Sous leur forme encyclopédique, ces traités constituent des ouvrages fondamentaux qui se recommandent à tous par leur clarté, leur précision et leur érudition : les occultistes, ces hardis novateurs qui osent reprendre des études que les savants des écoles craignent ou n’avouent pas, y trouvent une exposition logique et rationnelle de la doctrine éternelle ; et les savants des écoles, ces hommes de science pure, qui n’ont, au demeurant, que le tort d’affecter de croire que le positivisme n’existait pas avant eux, y verront, non sans surprise, que leurs conceptions les plus hardies, — les plus rationalistes — avaient été déjà formulées par Robert Fludd et prouvées surabondamment, ce qui est mieux.

Néanmoins, cette œuvre grandiose présente un défaut capital pour le lecteur de notre époque. Elle est conçue selon la méthode déductive. C’est-à-dire que, après avoir, au début du Macrocosme, établi les grandes lignes de son système et en avoir démontré l’excellence, l’auteur part du point le plus élevé où la Connaissance humaine puisse atteindre, pour descendre progressivement jusqu’au monde sublunaire. Dans ces conditions, le lecteur, qui n’a pas, avant d’ouvrir le livre, la moindre idée de cette conception immense, ne se trouve avoir compris que lorsqu’il a parcouru l’ouvrage tout entier. Cette manière est du reste, celle qui a prévalu jusqu’à l’ère de la prépondérance de l’analyse et de l’induction, — c’est-à-dire jusqu’à nos jours. Nous ne raisonnons plus ainsi maintenant et le lecteur se rebuterait dès les premières lignes si on lui présentait un ouvrage établi de cette façon.

Il a donc fallu employer un artifice pour permettre au public de pénétrer la pensée de l’auteur : cet artifice consiste simplement à morceler d’abord l’œuvre tout entière en la publiant par fractions. Heureusement elle s’y prête : elle est, sous ce rapport, à l’image de la Nature qu’elle décrit : on peut en détacher une de ses parties, celle-ci n’en constituera pas moins un tout complet.

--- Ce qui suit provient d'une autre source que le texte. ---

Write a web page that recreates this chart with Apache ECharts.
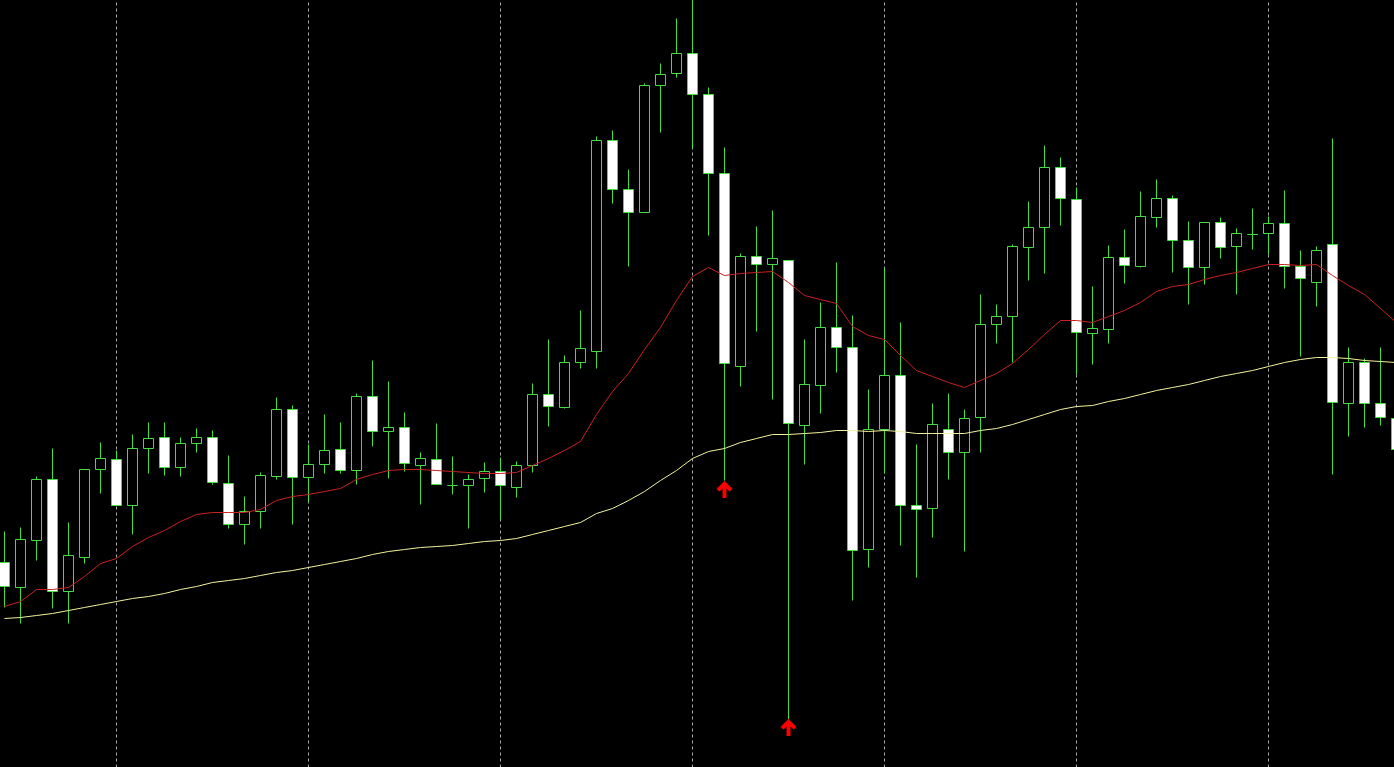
<!DOCTYPE html>
<html>
<head>
<meta charset="utf-8">
<style>
  html, body { margin: 0; padding: 0; background: #000; overflow: hidden; width: 1394px; height: 767px; }
  #chart { width: 1409px; height: 768px; margin-left: -4px; }
</style>
<script src="https://cdn.jsdelivr.net/npm/echarts@6/dist/echarts.min.js"></script>
</head>
<body>
<div id="chart"></div>
<script>
// Prices in points (no price scale is shown)
const opens = [238,213,260,321,209,243,331,341,295,352,363,333,357,363,317,276,289,324,391,323,336,351,330,404,369,373,335,341,315,315,322,329,313,335,406,393,438,449,660,611,588,715,727,747,706,627,434,544,536,540,375,415,473,453,251,371,425,295,292,371,348,383,476,484,553,573,633,601,467,471,543,534,583,602,560,533,578,554,566,567,577,534,518,556,397,438,397,382];
const closes = [214,261,321,209,245,331,342,295,352,362,333,357,363,318,276,289,325,391,323,336,350,330,404,369,373,337,342,316,315,321,329,315,335,406,394,438,452,660,611,588,715,726,747,706,627,437,544,536,542,377,416,473,453,250,371,425,295,291,376,348,382,476,484,554,573,633,602,468,472,543,535,584,602,560,533,578,553,567,566,577,534,522,550,398,438,397,383,351];
const highs = [269,273,324,352,278,331,358,350,366,378,378,363,372,370,345,304,328,403,395,356,386,378,407,440,419,388,348,377,344,326,338,343,339,417,461,445,490,664,670,631,717,737,782,802,713,653,547,574,590,540,461,498,538,485,411,532,478,356,397,407,391,506,496,556,599,655,643,613,514,555,571,609,621,605,579,578,583,572,592,584,610,550,554,662,453,442,453,390];
const lows = [193,177,240,192,177,237,307,295,266,327,325,324,348,316,272,256,272,321,276,298,327,327,316,354,322,329,296,316,306,272,308,281,303,328,374,392,432,432,597,534,588,668,723,652,565,320,414,469,401,81,336,387,428,200,233,327,255,223,263,321,249,348,457,438,520,527,575,426,436,457,517,533,573,528,496,516,542,506,551,546,512,444,494,326,364,373,375,335];
const maFast = [194,199,211,211,213,224,237,242,254,263,270,279,286,288,288,288,291,300,304,306,309,312,321,326,330,331,331,330,329,328,327,327,328,335,342,350,359,386,409,427,451,473,500,524,533,525,527,528,529,518,505,501,497,474,465,461,445,430,424,418,413,420,427,437,451,466,480,480,478,484,490,498,509,514,516,521,525,528,532,536,536,535,536,525,515,506,492,478];
const maSlow = [182,183,185,187,190,193,196,199,202,204,207,211,214,218,220,222,225,228,230,233,236,239,242,246,249,251,253,254,255,257,259,260,262,266,270,274,278,287,292,300,309,320,330,342,349,352,358,362,366,366,367,368,370,370,369,370,369,367,367,367,367,370,372,376,381,386,391,394,395,399,402,406,410,413,416,420,424,427,430,434,438,441,443,443,442,440,439,438];
const signalBars = [45, 49];
const signalPrices = [311, 73];
const gridBars = [7, 19, 31, 43, 55, 67, 79];

const categories = opens.map((_, i) => 'Bar ' + (i + 1));
const candleData = opens.map((o, i) => [o, closes[i], lows[i], highs[i]]);

const GREEN = '#44dd44';
const chart = echarts.init(document.getElementById('chart'), null, { renderer: 'canvas' });
chart.setOption({
  backgroundColor: '#000000',
  animation: false,
  grid: { left: 0.5, right: 0.5, top: 0.5, bottom: 0.5, containLabel: false },
  xAxis: {
    type: 'category', data: categories, boundaryGap: true,
    axisLine: { show: false }, axisTick: { show: false }, axisLabel: { show: false }, splitLine: { show: false }
  },
  yAxis: {
    type: 'value', min: 33, max: 800,
    axisLine: { show: false }, axisTick: { show: false }, axisLabel: { show: false }, splitLine: { show: false }
  },
  series: [
    {
      type: 'line', data: [], z: 1, silent: true,
      markLine: {
        z: 1, silent: true, symbol: ['none', 'none'], label: { show: false },
        lineStyle: { color: '#a8a8a8', type: [3, 3], width: 1 },
        data: gridBars.map(b => ({ xAxis: categories[b] }))
      }
    },
    {
      type: 'candlestick',
      data: candleData,
      barWidth: 10,
      z: 3,
      itemStyle: {
        color: '#000000', color0: '#ffffff',
        borderColor: GREEN, borderColor0: GREEN, borderColorDoji: GREEN, borderWidth: 1
      }
    },
    {
      type: 'line', data: maFast, showSymbol: false, z: 4,
      lineStyle: { color: '#cc2020', width: 1 }
    },
    {
      type: 'line', data: maSlow, showSymbol: false, z: 4,
      lineStyle: { color: '#f2f29a', width: 1 }
    },
    {
      type: 'scatter', z: 5,
      data: signalBars.map((b, i) => [categories[b], signalPrices[i]]),
      symbol: 'path://M8.5,0 L17,8.5 L13.8,11.2 L10.6,8 L10.6,18 L6.4,18 L6.4,8 L3.2,11.2 L0,8.5 Z',
      symbolSize: [16, 17],
      itemStyle: { color: '#ff0000', opacity: 1 }
    }
  ]
});
</script>
</body>
</html>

C’est ainsi que la présente traduction débute par le de Astrologia. Le lecteur se familiarisera avec la manière très simple, un peu sèche même, de Robert Fludd ; il verra comment les Astres, ces truchements des Éléments, ces « doigts de la Nature » gouvernent les événements et déterminent les êtres ; il possédera aussi certaines clefs, vainement cherchées jusqu’ici, des mouvements astraux et des correspondances planétaires ; il pourra les étudier tout à son aise et les expérimenter, puisque l’ouvrage lui expose une manière de dresser un thème de nativité, manière un peu démodée que le traducteur, dans son souci de compléter la pensée de l’auteur, a cru devoir rajeunir dans son avant-propos ; et quand, enfin, il possédera ces indispensables éléments de la science astrale, alors il sera mûr pour aborder des sphères plus hautes.

Le texte original est en latin. Robert Fludd, qui vécut de 1574 à 1637, était d’une époque où l’on n’écrivait guère d’ouvrages de science et de philosophie qu’en cette langue.

Il avait, étant de nationalité anglaise, fait ses études à Oxford et pris en cette université le grade de docteur en médecine. Mais il avait beaucoup voyagé, en France, en Allemagne, en Italie ; il avait été militaire, puis littérateur, puis homme de science : tour à tour philosophe, théologien, médecin, naturaliste, alchimiste, astrologue, théosophe, si bien qu’on l’appelait « le chercheur » et que Ad. Franck, après Gassendi du reste, qui fut son adversaire, l’appelle « un des hommes les plus érudits et les plus célèbres de son temps ». Cette diversité d’existence et d’études a influé considérablement sur son style. Il parle abominablement mal le latin : il n’hésite pas à créer des néologismes, à hasarder des barbarismes, il fait table rase de toute syntaxe et ne craint pas de multiplier les pléonasmes, pourvu qu’il explique le plus clairement possible sa pensée. C’était avant tout un esprit passionné de vérité. On ne pouvait donc faire une traduction élégante, une de ces jolies versions latines devant laquelle se fussent pâmés les littérateurs. Il fallait avant tout rendre le texte avec une grande fidélité, dans une langue facile, où les redites étaient nécessaires, et rester, comme l’auteur l’avait cherché, dans la simple et la pure vérité.

C’est ce que, en toute modestie, pensant qu’il travaillait surtout pour les hommes de sciences, le traducteur a cherché à faire.

Pierre PIOBB.
  1. Dictionnaire des sciences philosophiques.